In cricket, a five-wicket haul (also known as a "five–for" or "fifer") refers to a bowler taking five or more wickets in a single innings. This is regarded as a notable achievement, and as of August 2015 only 43 bowlers have taken 15 or more five-wicket hauls at the international level. Craig John McDermott is a former Australian cricketer who, according to the sports journalist Greg Baum, was "Australia's premier strike bowler in the early 1990s". A right-arm fast bowler, he played 71 Test matches and 138 ODIs in his career, taking 291 and 203 wickets respectively. He took fourteen five-wicket hauls in Test cricket, including two in a single ten-wicket match, and one in the ODI format.

McDermott made his Test match debut for Australia against the West Indies at the Melbourne Cricket Ground in December 1984, with Richie Richardson being his first Test victim. His first Test five-wicket haul came at Lord's in the second Test of the 1985 Ashes series in June of that year, taking 6 wickets for 70 runs in a 4-wicket victory for Australia. McDermott's best bowling analysis in Test cricket is 8 for 97 against England in the fifth Test of the 1990–91 Ashes series. He was most successful against England, taking eight of his fourteen five-wicket hauls against them, including four during the 1994–95 Ashes in which he was named player of the series.

McDermott's ODI debut came against the West Indies at the Melbourne Cricket Ground in January 1985. He did not bat and although he took the wicket of Viv Richards, Australia lost the game by seven wickets. McDermott played 138 ODIs, and took a solitary five-wicket haul against Pakistan in November 1987, in the Cricket World Cup semi-final. His figures of 5 for 44, and an Australian victory by 18 runs, saw him awarded man of the match as Australia progressed to the final.

==Coaching career==
On 12 May 2011, it was announced that McDermott had been appointed the new bowling coach for the Australian cricket team replacing Troy Cooley.
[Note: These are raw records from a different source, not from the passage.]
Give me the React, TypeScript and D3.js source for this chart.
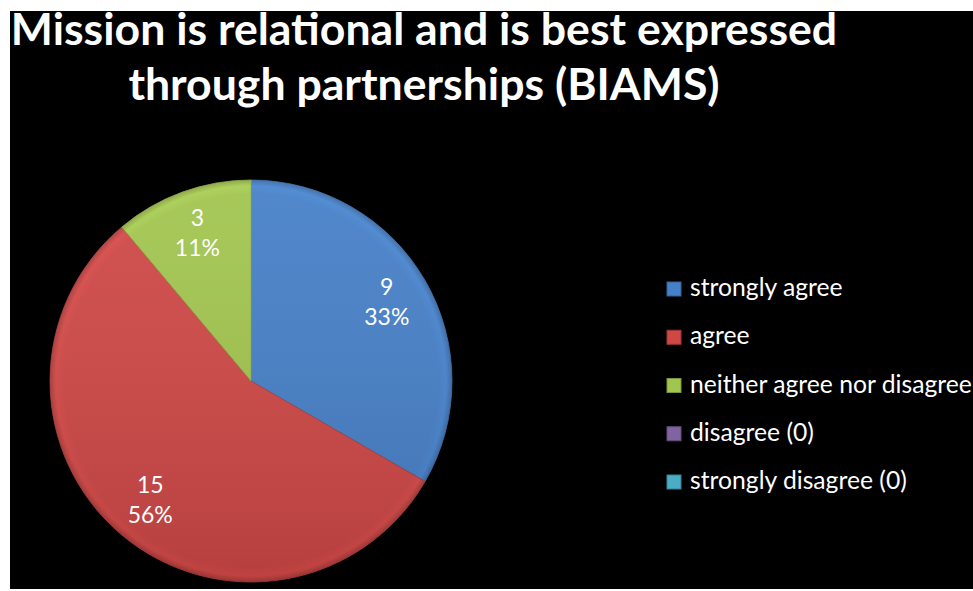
import React from "react";
import * as d3 from "d3";

const categories = [
  "strongly agree",
  "agree",
  "neither agree nor disagree",
  "disagree (0)",
  "strongly disagree (0)",
];
const values = [9, 15, 3, 0, 0];
const colors = ["#4680c8", "#cf4846", "#a2c54f", "#8064a2", "#4bacc6"];
const titleLines = [
  "Mission is relational and is best expressed",
  "through partnerships (BIAMS)",
];

const W = 973;
const H = 591;
const cx = 251;
const cy = 381;
const R = 201;

export default function App() {
  const total = d3.sum(values);
  const pie = d3
    .pie<number>()
    .sort(null)
    .value((d) => d);
  const arcs = pie(values);
  const arc = d3.arc<d3.PieArcDatum<number>>().innerRadius(0).outerRadius(R);
  const labelArc = d3
    .arc<d3.PieArcDatum<number>>()
    .innerRadius(R * 0.78)
    .outerRadius(R * 0.78);
  const legendY = d3
    .scalePoint<string>()
    .domain(categories)
    .range([289, 482]);

  return (
    <svg
      width={W}
      height={H}
      style={{ position: "absolute", left: 0, top: 0, background: "#fff" }}
      fontFamily="Lato, 'Open Sans', sans-serif"
    >
      <defs>
        {colors.map((c, i) => (
          <radialGradient
            key={i}
            id={`g${i}`}
            gradientUnits="userSpaceOnUse"
            cx={0}
            cy={0}
            r={R}
          >
            <stop offset="0%" stopColor={c} />
            <stop offset="93%" stopColor={c} />
            <stop offset="97%" stopColor={d3.color(c)!.brighter(0.12).toString()} />
            <stop offset="100%" stopColor={d3.color(c)!.darker(0.5).toString()} />
          </radialGradient>
        ))}
        <linearGradient id="shade" x1="0" y1="0" x2="0" y2="1">
          <stop offset="0%" stopColor="#fff" stopOpacity={0.06} />
          <stop offset="100%" stopColor="#000" stopOpacity={0.12} />
        </linearGradient>
      </defs>
      <rect x={10} y={11} width={W - 10} height={578} fill="#000" />
      {titleLines.map((t, i) => (
        <text
          key={i}
          x={424}
          y={45 + i * 55}
          textAnchor="middle"
          fill="#fff"
          fontWeight="bold"
          fontSize={44.6}
        >
          {t}
        </text>
      ))}
      <g transform={`translate(${cx},${cy})`}>
        {arcs.map((a, i) =>
          a.value > 0 ? (
            <path
              key={i}
              d={arc(a) || ""}
              fill={`url(#g${i})`}
              stroke={d3.color(colors[i])!.darker(0.4).toString()}
              strokeWidth={0.8}
            />
          ) : null
        )}
        <circle r={R} fill="url(#shade)" />
        {arcs.map((a, i) => {
          if (a.value <= 0) return null;
          const [lx, ly] = labelArc.centroid(a);
          const pct = Math.round((a.value / total) * 100);
          return (
            <text
              key={i}
              transform={`translate(${lx},${ly})`}
              textAnchor="middle"
              fill="#fff"
              fontSize={23}
            >
              <tspan x={0} y={-8}>
                {a.value}
              </tspan>
              <tspan x={0} y={22}>
                {pct}%
              </tspan>
            </text>
          );
        })}
      </g>
      <g>
        {categories.map((c, i) => {
          const y = legendY(c)!;
          return (
            <g key={c}>
              <rect
                x={667}
                y={y - 7}
                width={14}
                height={14}
                fill={colors[i]}
                stroke={d3.color(colors[i])!.darker(0.8).toString()}
                strokeWidth={1}
              />
              <text x={690} y={y + 7} fill="#fff" fontSize={24.7}>
                {c}
              </text>
            </g>
          );
        })}
      </g>
    </svg>
  );
}
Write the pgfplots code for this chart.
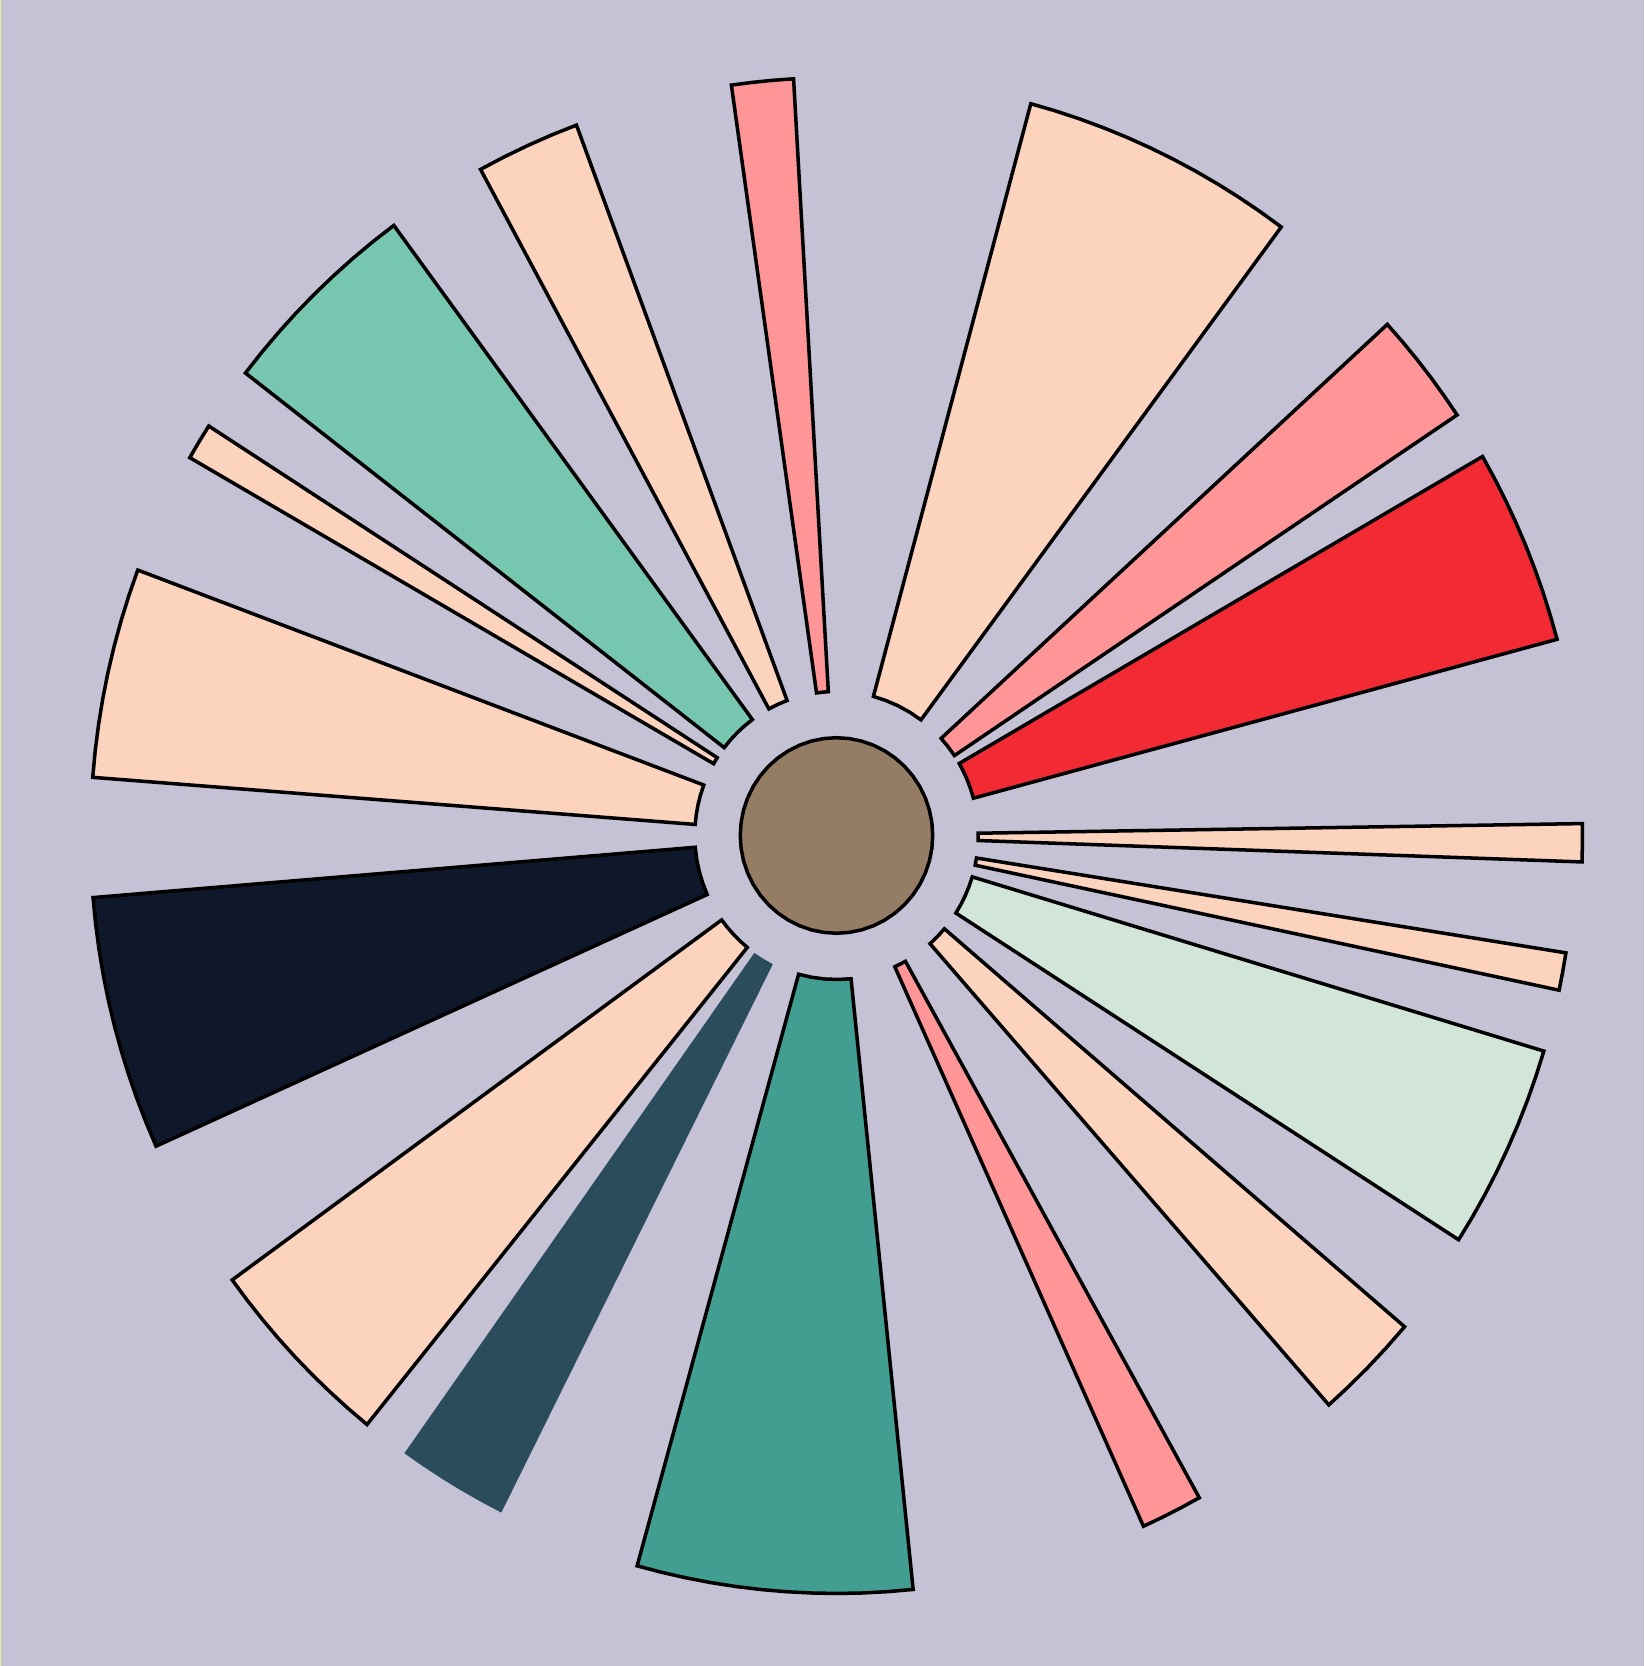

On 11 May 2012, McDermott announced his resignation as Australia's bowling coach, citing the heavy touring schedule as the reason. Craig McDermott has been appointed as the new bowling coach and consultant for the Ireland cricket team. In November 2012, he announced that he would be opening a fast-bowling clinic.

McDermott returned to a coaching role with the Australian cricket team on a two-year contract in May 2014.

==Personal life==
McDermott's sons, Alister McDermott and Ben McDermott are cricketers, playing for Queensland and Tasmania, respectively.